The rest of the novel covers some of the major crises that confront Terminus predicted by psychohistory in its first century and a half. The first takes place fifty years following the establishment of the colony on Terminus, and the second thirty years after that. I won’t go into the details except to note that these stories follow the same pattern of the dominant figure explaining what’s going on to someone who functions as a foil. What keeps these scenes dramatically interesting, for me, is the strength of the ideas about psychohistory and figuring out how the next crisis is going to be managed. Even though we often don’t see the action, the point of each section is to explain more about the strategy for handling the crises, each of which is resolved (mostly) without violence. And in “The Mayors” and “The Merchant Princes” I think the action is quite effectively portrayed, as Hardin in the first and Mallow in the second cleverly use the different forms of power at their disposal to enhance the position of Terminus without the destruction of war.

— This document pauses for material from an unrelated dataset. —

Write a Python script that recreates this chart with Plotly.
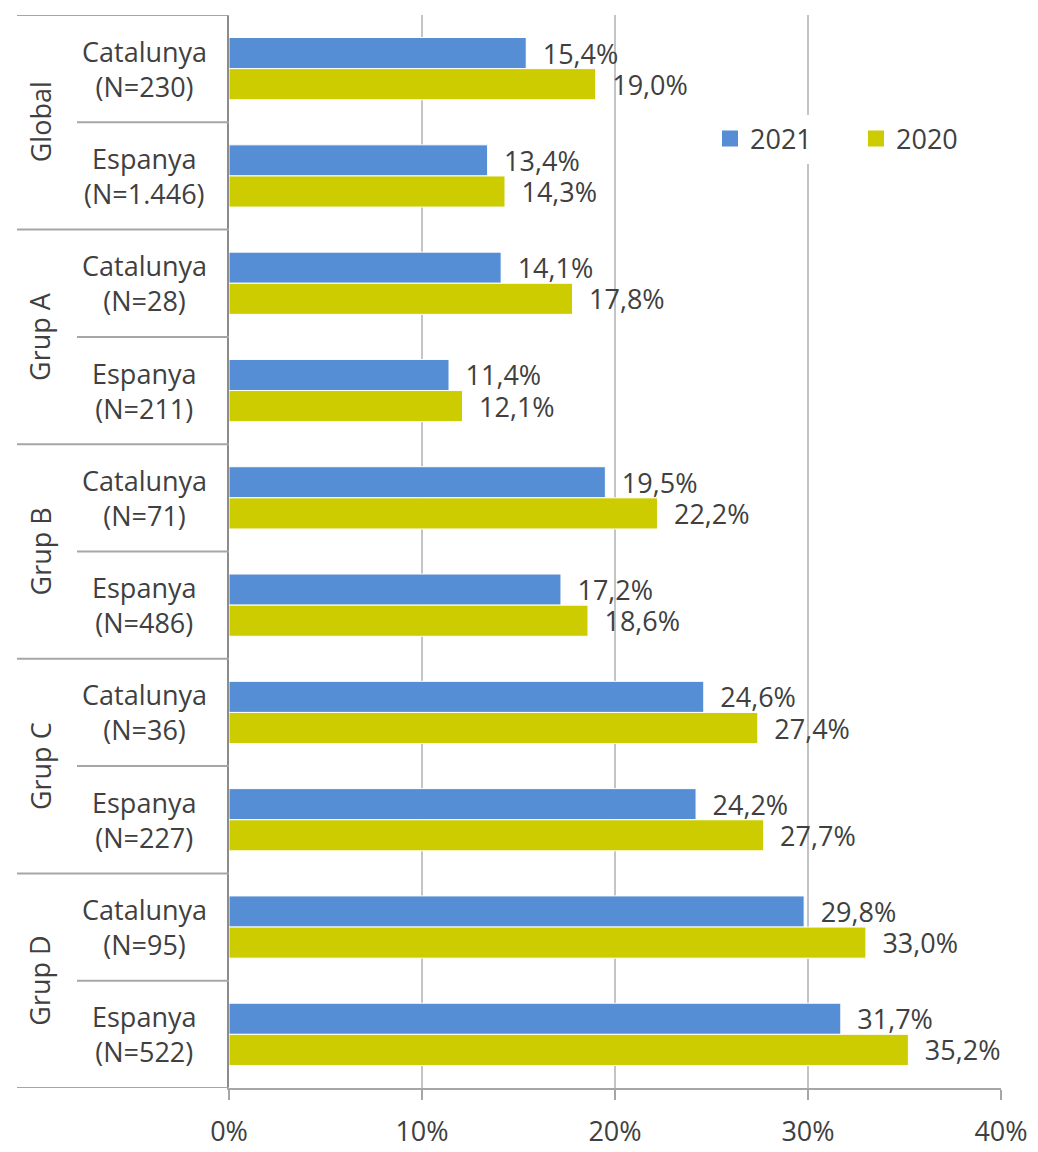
import plotly.graph_objects as go

groups = ["Global", "Grup A", "Grup B", "Grup C", "Grup D"]
categories = [
    "Catalunya<br>(N=230)", "Espanya<br>(N=1.446)",
    "Catalunya<br>(N=28)", "Espanya<br>(N=211)",
    "Catalunya<br>(N=71)", "Espanya<br>(N=486)",
    "Catalunya<br>(N=36)", "Espanya<br>(N=227)",
    "Catalunya<br>(N=95)", "Espanya<br>(N=522)",
]
vals_2021 = [15.4, 13.4, 14.1, 11.4, 19.5, 17.2, 24.6, 24.2, 29.8, 31.7]
vals_2020 = [19.0, 14.3, 17.8, 12.1, 22.2, 18.6, 27.4, 27.7, 33.0, 35.2]
x_ticks = [0, 0.1, 0.2, 0.3, 0.4]

BLUE = "#558ED5"
YELLOW = "#CCCC00"
TXT = "#404040"
FONT = "Open Sans"

# page body has an 8px default margin, so the figure is drawn 8px smaller/shifted
OFF = 8
W, H = 1038 - OFF, 1152 - OFF
ML, MT = 229 - OFF, 15 - OFF
PW, PH = 772, 1073
MR, MB = W - ML - PW, H - MT - PH


def px_to_paper(px):
    return (px - OFF - ML) / PW


def py_to_paper(py):
    return 1 - (py - OFF - MT) / PH


def fmt(v):
    return f"{v:.1f}".replace(".", ",") + "%"


pos = list(range(len(categories)))

fig = go.Figure()
for name, vals, col in [("2021", vals_2021, BLUE), ("2020", vals_2020, YELLOW)]:
    fig.add_trace(go.Bar(
        y=pos, x=[v / 100 for v in vals], orientation="h", name=name,
        marker=dict(color=col, line=dict(color="white", width=1)),
        text=[fmt(v) for v in vals], texttemplate="\u2002%{text}",
        textposition="outside", constraintext="none", cliponaxis=False,
        textfont=dict(family=FONT, size=27, color=TXT),
        showlegend=False, hoverinfo="skip",
    ))
    # legend swatch
    fig.add_trace(go.Scatter(
        x=[None], y=[None], mode="markers", name=name,
        marker=dict(symbol="square", size=16, color=col),
    ))

# category separators on the left
for k in range(len(categories) + 1):
    x0 = 17 if k % 2 == 0 else 77
    fig.add_shape(type="line", xref="paper", yref="y",
                  x0=px_to_paper(x0), x1=0, y0=k - 0.5, y1=k - 0.5,
                  line=dict(color="#A6A6A6", width=2))

for i, c in enumerate(categories):
    fig.add_annotation(xref="paper", yref="y", x=px_to_paper(144), y=i,
                       xanchor="center", yanchor="middle",
                       text=c, showarrow=False, align="center",
                       font=dict(family=FONT, size=27, color=TXT))

for g, name in enumerate(groups):
    fig.add_annotation(xref="paper", yref="y", x=px_to_paper(40), y=2 * g + 0.5,
                       xanchor="center", yanchor="middle",
                       text=name, showarrow=False, textangle=-90,
                       font=dict(family=FONT, size=27, color=TXT))

fig.update_layout(
    width=W, height=H,
    margin=dict(l=ML, r=MR, t=MT, b=MB),
    paper_bgcolor="white", plot_bgcolor="white",
    barmode="group", bargap=0.42, bargroupgap=0,
    font=dict(family=FONT, size=27, color=TXT),
    legend=dict(orientation="h", x=px_to_paper(710), xanchor="left",
                y=py_to_paper(139), yanchor="middle",
                bgcolor="white", entrywidth=101,
                font=dict(family=FONT, size=27, color=TXT)),
    xaxis=dict(range=[0, 0.4], tickvals=x_ticks, tickformat=".0%",
               showgrid=True, gridcolor="#C4C4C4", gridwidth=2,
               showline=True, linecolor="#A6A6A6", linewidth=2,
               ticks="outside", ticklen=10, tickcolor="#A6A6A6", tickwidth=2,
               ticklabelstandoff=9, zeroline=False, fixedrange=True,
               automargin=False),
    yaxis=dict(range=[len(categories) - 0.5, -0.5], showticklabels=False,
               showgrid=False, zeroline=False, showline=True,
               linecolor="#8C8C8C", linewidth=2, fixedrange=True,
               automargin=False),
)

fig.write_html("out.html")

The history of Terminus over the 155 years covered in this first novel shows an enormous evolution in the uses of power. At first, the encyclopedists assume that it is the power of knowledge, gathered in a single great publication (the Encyclopedia Galactica), that will shorten the dark ages. The first crisis reveals, as confirmed through an appearance of Seldon in hologram form, that the encyclopedia project was a ruse that could enable the establishment of Terminus without posing an obvious threat to the Empire. The resolution of the first crisis actually depends on balancing the power of other planets of the Periphery against one another, and it is Hardin who is keen enough to perceive this. By the time the second crisis comes around, thirty years later, Hardin as mayor has supplanted the power of the scholars and has overseen the development and spread to neighboring planets of a religion based on the scientific inventiveness of Terminus. It is the spiritual power of this widely believed religion that defeats the plans of a would-be emperor to destroy Terminus. After another 75 years, it is the economic power of traders like Hober Mallow that is coming to dominate, and the third crisis is averted by a blockade of trade that breaks the power of Terminus’ rival planets.
That raises interesting points about psychohistory. Supposedly, it is based on a mathematical branch of psychology which analyzes the reactions of great masses of people. It has little to say about the actions of individuals, yet it is possible for Seldon to set in motion a whole series of events which will have a tremendous impact on history by shortening the dark age following the collapse of empire from thirty thousand to one thousand years. And at the end of that thousand years, an improved version of an empire will emerge. That plan can only work, however, if each crisis psychohistory predicts can be successfully resolved. Evidently, those aspects of the plan can be thrown off by meddling of individuals. That is why there need to be powerful figures, like Hardin and Mallow, who are keen enough to perceive the unfolding of each crisis and exercise enough control over wildcard characters to let the “inevitable” resolution take place.
What impresses me about Foundation is the way in which Seldon’s plan is such a unifying force holding together the episodic nature of the narrative. While some of the conversational sections just turn into information dumping because they are so one-sided, many are powerfully dramatic and sometimes take you into the climactic moments of critical events. For me, it’s remarkable how well this novel holds up 80 years after the initial writing, especially since it doesn’t depend on character development and has none of the diversity that has become essential to contemporary science fiction.